Problem to work on
Nothing after the line with "const yTicks = [0, 5, 10, 15, 20, 25, 30];" belongs in the copy; extract the lines below from the top through that line, pictures left out.

Provided material

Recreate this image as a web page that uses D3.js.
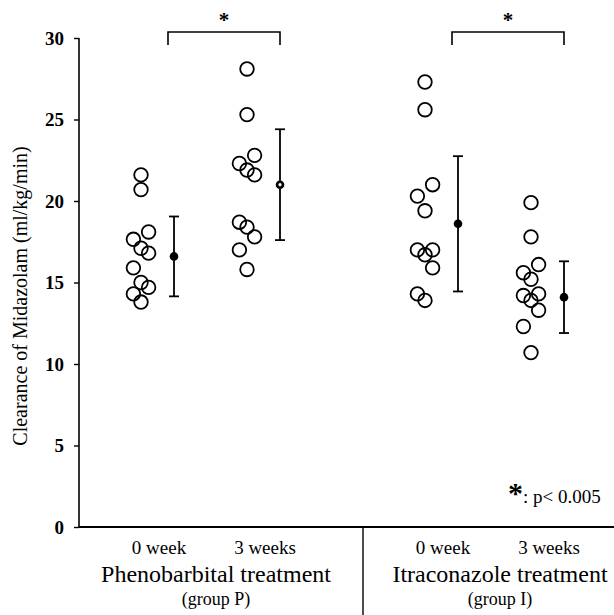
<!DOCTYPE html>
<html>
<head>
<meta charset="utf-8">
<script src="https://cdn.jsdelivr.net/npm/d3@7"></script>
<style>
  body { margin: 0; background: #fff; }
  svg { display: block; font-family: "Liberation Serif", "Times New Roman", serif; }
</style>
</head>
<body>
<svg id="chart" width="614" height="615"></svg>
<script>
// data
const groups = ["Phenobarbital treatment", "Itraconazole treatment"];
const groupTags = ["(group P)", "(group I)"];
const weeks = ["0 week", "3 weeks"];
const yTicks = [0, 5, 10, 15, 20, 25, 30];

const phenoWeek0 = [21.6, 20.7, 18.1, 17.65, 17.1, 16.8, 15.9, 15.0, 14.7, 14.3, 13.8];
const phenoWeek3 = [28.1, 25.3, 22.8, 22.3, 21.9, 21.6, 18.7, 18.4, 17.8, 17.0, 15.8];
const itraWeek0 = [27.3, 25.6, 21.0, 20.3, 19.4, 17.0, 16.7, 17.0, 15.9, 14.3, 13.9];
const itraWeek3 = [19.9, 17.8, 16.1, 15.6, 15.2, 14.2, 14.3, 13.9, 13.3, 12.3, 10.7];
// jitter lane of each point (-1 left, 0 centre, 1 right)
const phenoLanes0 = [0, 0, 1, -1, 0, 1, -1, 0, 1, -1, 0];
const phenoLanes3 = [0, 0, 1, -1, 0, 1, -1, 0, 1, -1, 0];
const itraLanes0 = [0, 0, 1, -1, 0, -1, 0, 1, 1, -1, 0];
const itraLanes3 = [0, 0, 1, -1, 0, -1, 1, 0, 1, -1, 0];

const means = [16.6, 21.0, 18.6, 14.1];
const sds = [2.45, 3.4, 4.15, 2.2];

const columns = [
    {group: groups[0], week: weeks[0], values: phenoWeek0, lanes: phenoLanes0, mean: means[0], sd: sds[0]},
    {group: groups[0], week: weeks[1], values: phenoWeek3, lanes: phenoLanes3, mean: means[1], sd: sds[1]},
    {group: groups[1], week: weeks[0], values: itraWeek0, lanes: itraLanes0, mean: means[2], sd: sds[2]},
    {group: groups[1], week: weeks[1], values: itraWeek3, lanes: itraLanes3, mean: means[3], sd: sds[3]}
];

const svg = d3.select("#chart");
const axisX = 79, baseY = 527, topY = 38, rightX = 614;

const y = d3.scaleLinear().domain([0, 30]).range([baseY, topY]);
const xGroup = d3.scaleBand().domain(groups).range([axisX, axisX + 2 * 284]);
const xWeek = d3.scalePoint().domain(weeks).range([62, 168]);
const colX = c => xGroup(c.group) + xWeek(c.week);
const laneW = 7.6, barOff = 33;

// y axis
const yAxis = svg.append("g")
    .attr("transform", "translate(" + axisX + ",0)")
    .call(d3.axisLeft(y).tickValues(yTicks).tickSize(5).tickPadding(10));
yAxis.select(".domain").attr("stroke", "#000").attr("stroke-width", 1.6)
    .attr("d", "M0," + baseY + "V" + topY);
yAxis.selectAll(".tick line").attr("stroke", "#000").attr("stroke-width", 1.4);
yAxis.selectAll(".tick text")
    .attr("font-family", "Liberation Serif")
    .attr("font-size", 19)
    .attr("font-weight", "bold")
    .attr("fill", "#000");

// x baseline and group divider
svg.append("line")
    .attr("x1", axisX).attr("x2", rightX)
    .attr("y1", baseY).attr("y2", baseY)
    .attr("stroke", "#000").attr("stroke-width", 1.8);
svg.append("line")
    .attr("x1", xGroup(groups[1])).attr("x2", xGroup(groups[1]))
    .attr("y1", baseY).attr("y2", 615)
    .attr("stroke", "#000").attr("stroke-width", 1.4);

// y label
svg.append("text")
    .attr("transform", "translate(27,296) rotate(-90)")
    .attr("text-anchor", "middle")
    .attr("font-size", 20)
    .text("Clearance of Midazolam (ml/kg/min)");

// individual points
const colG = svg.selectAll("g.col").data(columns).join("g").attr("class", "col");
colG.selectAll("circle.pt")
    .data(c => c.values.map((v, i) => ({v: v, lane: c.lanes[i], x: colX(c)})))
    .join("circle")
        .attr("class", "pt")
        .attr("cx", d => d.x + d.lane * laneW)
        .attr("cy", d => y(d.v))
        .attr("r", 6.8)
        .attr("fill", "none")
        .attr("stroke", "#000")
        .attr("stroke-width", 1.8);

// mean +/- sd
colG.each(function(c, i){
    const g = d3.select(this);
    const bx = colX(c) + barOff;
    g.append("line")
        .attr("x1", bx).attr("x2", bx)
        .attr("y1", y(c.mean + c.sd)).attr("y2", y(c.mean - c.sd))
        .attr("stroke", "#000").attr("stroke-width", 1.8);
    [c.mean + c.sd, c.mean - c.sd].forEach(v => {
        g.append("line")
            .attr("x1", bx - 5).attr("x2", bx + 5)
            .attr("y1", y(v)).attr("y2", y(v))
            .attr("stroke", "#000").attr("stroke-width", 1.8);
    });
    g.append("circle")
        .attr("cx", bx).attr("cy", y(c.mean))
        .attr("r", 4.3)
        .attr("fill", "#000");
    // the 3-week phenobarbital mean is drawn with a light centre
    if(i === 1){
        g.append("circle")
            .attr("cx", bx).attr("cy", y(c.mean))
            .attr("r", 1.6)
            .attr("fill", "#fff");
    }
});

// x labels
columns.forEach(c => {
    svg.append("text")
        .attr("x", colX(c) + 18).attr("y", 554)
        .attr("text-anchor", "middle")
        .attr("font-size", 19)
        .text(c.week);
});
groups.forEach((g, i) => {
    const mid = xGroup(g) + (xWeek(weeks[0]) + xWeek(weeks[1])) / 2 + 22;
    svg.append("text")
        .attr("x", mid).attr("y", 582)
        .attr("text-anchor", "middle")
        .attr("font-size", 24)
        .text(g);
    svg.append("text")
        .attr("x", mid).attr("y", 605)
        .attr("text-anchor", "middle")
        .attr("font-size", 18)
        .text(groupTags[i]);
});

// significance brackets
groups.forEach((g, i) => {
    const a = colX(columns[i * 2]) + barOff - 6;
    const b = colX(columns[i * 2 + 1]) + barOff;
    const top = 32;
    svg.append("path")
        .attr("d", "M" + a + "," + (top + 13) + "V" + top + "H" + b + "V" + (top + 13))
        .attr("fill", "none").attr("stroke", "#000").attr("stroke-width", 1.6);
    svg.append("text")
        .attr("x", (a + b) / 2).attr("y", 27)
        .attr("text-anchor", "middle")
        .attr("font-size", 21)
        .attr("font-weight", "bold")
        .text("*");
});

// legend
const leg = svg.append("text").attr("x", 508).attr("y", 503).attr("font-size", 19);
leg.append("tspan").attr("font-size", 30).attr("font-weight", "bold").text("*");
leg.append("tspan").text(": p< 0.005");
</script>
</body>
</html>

Exercise result
Recreate this image as a web page that uses D3.js.
<!DOCTYPE html>
<html>
<head>
<meta charset="utf-8">
<script src="https://cdn.jsdelivr.net/npm/d3@7"></script>
<style>
  body { margin: 0; background: #fff; }
  svg { display: block; font-family: "Liberation Serif", "Times New Roman", serif; }
</style>
</head>
<body>
<svg id="chart" width="614" height="615"></svg>
<script>
// data
const groups = ["Phenobarbital treatment", "Itraconazole treatment"];
const groupTags = ["(group P)", "(group I)"];
const weeks = ["0 week", "3 weeks"];
const yTicks = [0, 5, 10, 15, 20, 25, 30];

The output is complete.